Thursday, May 31, 2012

I Wrote A Screenplay - "West Coast"

Well, I done did it. I wrote a screenplay.

I wrote almost all of it during lunch breaks at work and in between reading books before bed over the course of a year. I mostly just added conversations here and there and a few important scenes along the way before connecting the dots. Finally, they came together and told a cohesive story. Given the standard ratio that each page equals a minute, my movie should be a little over two hours long. Also, given the fact that there are no explosions or deaths in my screenplay, that's probably as long as it should be.

For now, it's called West Coast. It's about Tim, a twenty-something writer type from Southern California who is now just floating along in New York City. He has a roommate he hates and a job he doesn't mind. In most cases, he shows a devoted mix of apathy and excitement. After a few spring flings, he drives across the country with his best friend and his best friend's girlfriend to attend the wedding of an old college buddy in the outskirts of San Francisco. Along the way, Tim learns that his ex-girlfriend, the once great love of his life, will be in attendance with her boyfriend and it drives him to reconsider where he's at in life and what he wants out of it.

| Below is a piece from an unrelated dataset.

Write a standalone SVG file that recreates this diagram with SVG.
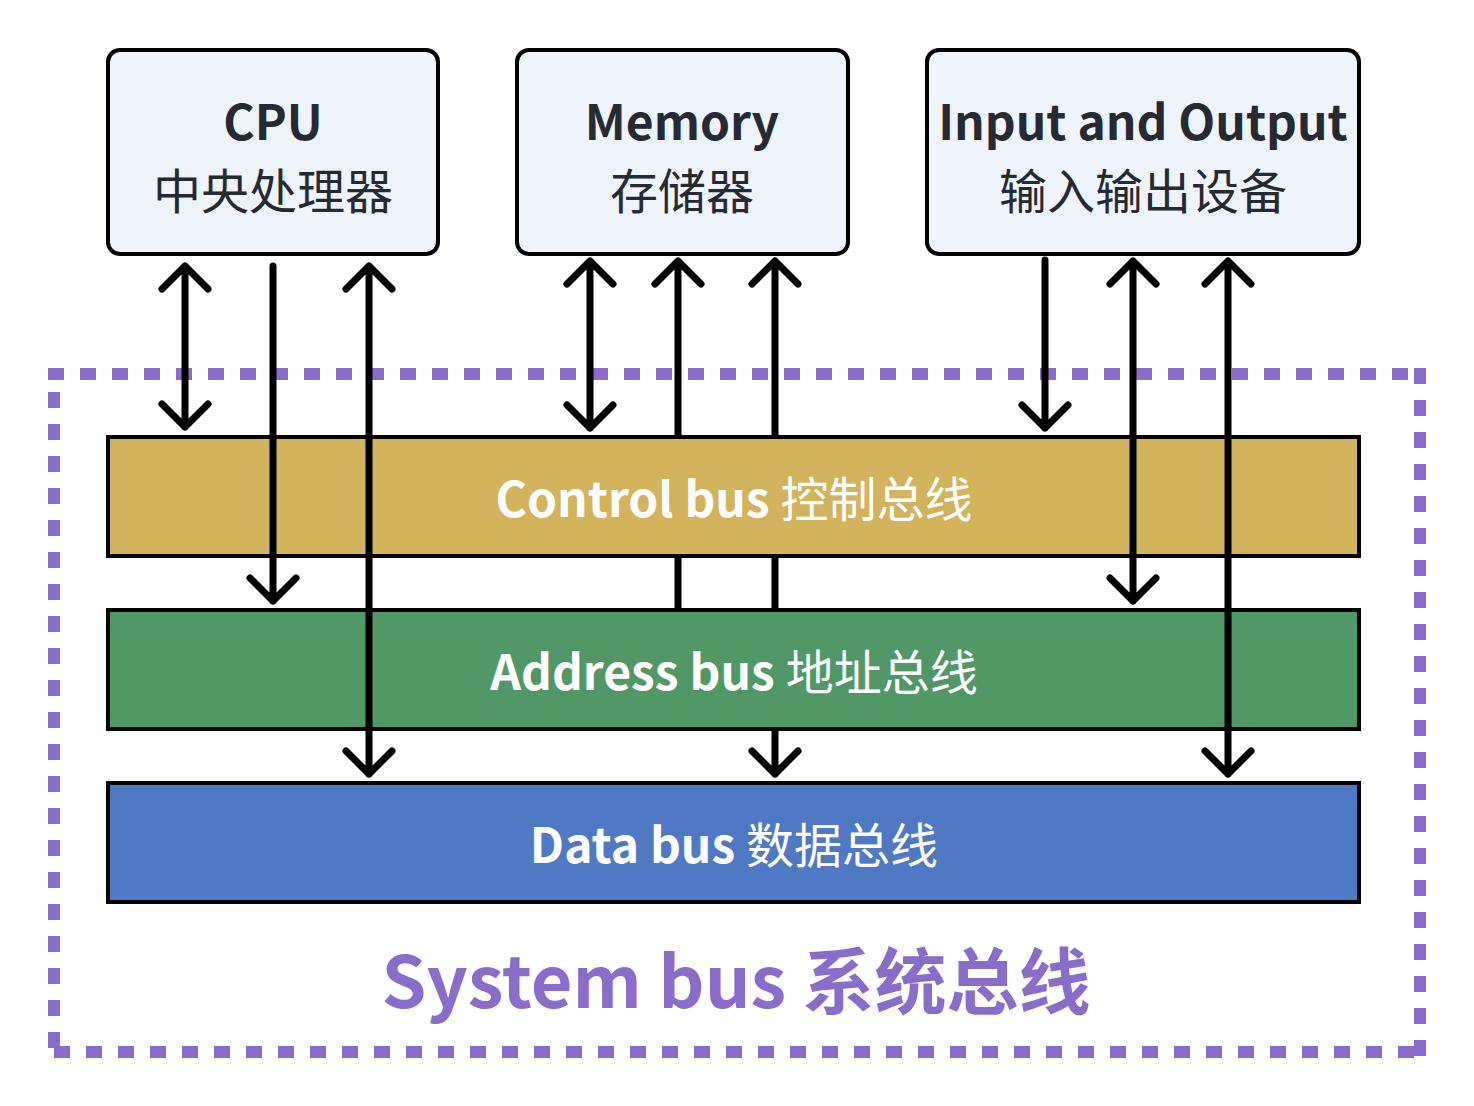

Also, I'm sure that anything with a main character described as above ("a twenty-something writer type from Southern California") can make this sound like a thinly veiled autobiography, but nobody in the story is really based off anybody. It's just easier to write what you know sometimes, and I know what it's like to be a twenty-something writer type from Southern California. However, some random aspects of my life make they're way into the narrative (Liz's lakeside wedding in Northern California, Chris and my plan to move to New York, the six-legged cow at the fabled Prairie Dog Town I visited with Grant in Kansas, et cetera). That kind of stuff made its way into the tale, but it's a kooky grab-bag of life experiences.

So...let's say it's a dramedy. And let's also say that "dramedy" is a stupid word. Anyway, it's got some jokes, some arguments and the following lines:
  • "Eh. I have a New York state of mind and a California heart. And maybe a Washington, DC conscience."
  • "In Soviet Russia, your body wants me."
  • "I'm not Garrison Keillor, you dickhead. I don't have all these fucking anecdotes about my freewheeling youth."
See you at the theaters, everybody!

2 comments:

Jason Kornfeld said...

Dude, awesome. I found it particularly interesting how you explained it wasn't an autobiography. With stuff I write, people often think it's about me, but I think you and I both know how to manipulate emotion based off past experience, which is what makes it interesting.

Congrats brother.

Jake Kilroy said...

Thanks, dude! Yeah, I feel like I have to give a head's up like that with most of my bigger projects. I'm not a good enough writer to have a main character be a little Thai schoolgirl or a South American business tycoon, so a lot of my main characters sound like me. But I don't want people to read it and then tell me, "Wow, you're really going through some shit." I'm not, but if this character isn't, there wouldn't be a story. You get it, man.